Yes, in this way the site is a positive thing--IF the authors are able to capture the e-mail addresses of everyone who visits or registers on the site. If there is no way to contact those avid readers when the book is released, then it really doesn't help.
2) Market Understanding - I know publishers are really good at what they do, but they could always use more market intelligence. Reviews and comments on [website] could provide one more--actually several more-- data points to judge the potential market acceptance of the work.
Yes, if there was a way for the publisher to determine the demographics of the people who post comments--who liked it, who didn't--and use that info to target their audience, then it would be helpful. However, I am guessing (and this is just a guess) that most of the people who come to the site and post positive comments already have a vested interest in the author--friends and family, fellow writers, etc. Unless your site was getting lots and lots of hits a day from a large cross-section of readers and most of those readers were posting comments, then the comments may not be helpful.
3) Author Development - There is a no doubt a lot of junk out there. [website] provides a free platform for authors to get their work out for the world to see and comment. The reviews may not be professional quality, but practice is practice. Why not a sentence at the bottom of the standard rejection letter: "You might consider posting a portion of your work on [website]..."
This is the best reason for having a site like [website]--to help inexperienced writers hone their craft and to practice getting it out to readers they might not normally have contact with. For that reason alone, I am glad to see that this site exists.
One of my concerns is that the writers may not be getting helpful or correct feedback. A comment that says, "I loved this" or "This stinks" is not productive. Comments that say why they liked/disliked it are more valuable. However, you can't know the expertise of the commenter. When someone suggests doing something differently, do they know what they're talking about? I see suggestions on other sites (and hear them at writers conferences), sometimes by experienced published writers, that are so off track I hope no one follows them.
So to those who have posted on this site, great. Just take the comments with a grain of salt.
And this concept is too new for me to even consider recommending it as part of my standard rejection letter. (See also my last comment.)

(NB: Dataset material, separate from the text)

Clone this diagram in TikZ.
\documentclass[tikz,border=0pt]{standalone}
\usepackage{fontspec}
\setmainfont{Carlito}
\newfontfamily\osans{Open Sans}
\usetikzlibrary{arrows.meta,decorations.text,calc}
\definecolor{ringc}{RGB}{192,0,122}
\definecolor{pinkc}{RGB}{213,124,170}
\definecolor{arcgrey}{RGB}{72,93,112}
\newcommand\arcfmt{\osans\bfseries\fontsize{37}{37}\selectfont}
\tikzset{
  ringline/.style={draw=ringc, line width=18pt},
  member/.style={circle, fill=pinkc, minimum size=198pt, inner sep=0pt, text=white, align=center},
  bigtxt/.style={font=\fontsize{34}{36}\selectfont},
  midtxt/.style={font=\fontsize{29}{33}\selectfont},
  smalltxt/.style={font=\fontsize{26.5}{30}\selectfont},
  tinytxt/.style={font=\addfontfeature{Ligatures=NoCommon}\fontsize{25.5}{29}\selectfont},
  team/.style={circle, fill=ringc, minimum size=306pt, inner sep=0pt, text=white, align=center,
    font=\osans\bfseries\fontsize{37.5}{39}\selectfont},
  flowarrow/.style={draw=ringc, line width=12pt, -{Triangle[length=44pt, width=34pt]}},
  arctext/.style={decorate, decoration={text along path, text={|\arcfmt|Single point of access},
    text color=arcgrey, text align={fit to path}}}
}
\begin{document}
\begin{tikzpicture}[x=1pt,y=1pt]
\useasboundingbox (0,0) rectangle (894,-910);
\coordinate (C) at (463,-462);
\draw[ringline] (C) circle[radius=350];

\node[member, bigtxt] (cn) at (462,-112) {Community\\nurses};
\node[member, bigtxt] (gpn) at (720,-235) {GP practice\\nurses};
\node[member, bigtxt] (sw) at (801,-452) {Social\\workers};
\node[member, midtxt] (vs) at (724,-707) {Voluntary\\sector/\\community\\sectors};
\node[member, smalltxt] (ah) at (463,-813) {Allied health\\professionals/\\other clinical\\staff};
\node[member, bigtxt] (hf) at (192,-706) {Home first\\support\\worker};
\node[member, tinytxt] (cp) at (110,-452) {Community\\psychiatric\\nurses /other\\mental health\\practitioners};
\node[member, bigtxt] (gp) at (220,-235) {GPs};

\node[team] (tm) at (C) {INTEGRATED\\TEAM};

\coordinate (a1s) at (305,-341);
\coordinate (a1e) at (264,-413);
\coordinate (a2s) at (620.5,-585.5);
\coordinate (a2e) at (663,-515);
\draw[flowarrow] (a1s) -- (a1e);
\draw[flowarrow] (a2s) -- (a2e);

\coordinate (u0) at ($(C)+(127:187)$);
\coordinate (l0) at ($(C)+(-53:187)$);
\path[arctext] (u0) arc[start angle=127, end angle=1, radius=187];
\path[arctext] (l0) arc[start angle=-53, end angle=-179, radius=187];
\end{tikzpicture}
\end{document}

4) It is Never Going to Replace Print! - It is a rare individual that is willing to sit in front of a screen and read an entire novel. With the cost of ink and paper, it is much cheaper to go down to your local Deseret Book and buy the book than try to print it out yourself. [website] will never replace traditional book publishing. On the contrary, it will create a number of vocal advocates that will help drive sales as the book goes into print.
You are right, this is not going to replace the printed book. However, I know from experience that it does have an impact on sales. I had an author post his entire manuscript on the Internet--after I had already published his book. His business cards referred readers to the Internet site. Sales dropped almost immediately--enough that I seriously considered suing him for breach of contract. I decided against it for other reasons, but I was really ticked and I absolutely, positively will never publish anything else that this man writes. And if I hear that other publishers (my friends and colleagues) are considering publishing a book by him, I will definitely share my experience with them.
Well those are my opinions, but what I would really like is yours.
I reserve the right to change my mind at some future time, but as it stands right now, I personally, would not have a problem with an author posting short stories or works they didn't intend to publish. This gets them some experience and name recognition. But if they are posting works they intend to publish, my biggest concern is the protection of the author's copyright. Someone could steal the work and publish under their own name before the true author was able to publish or be publishing simultaneously with the real author. I would never be able to determine if that was happening. If that were to happen, it would really cause a sticky and very expensive mess. For that reason, I would have to think long and hard about publishing a book that had been published in its entirety on the Internet.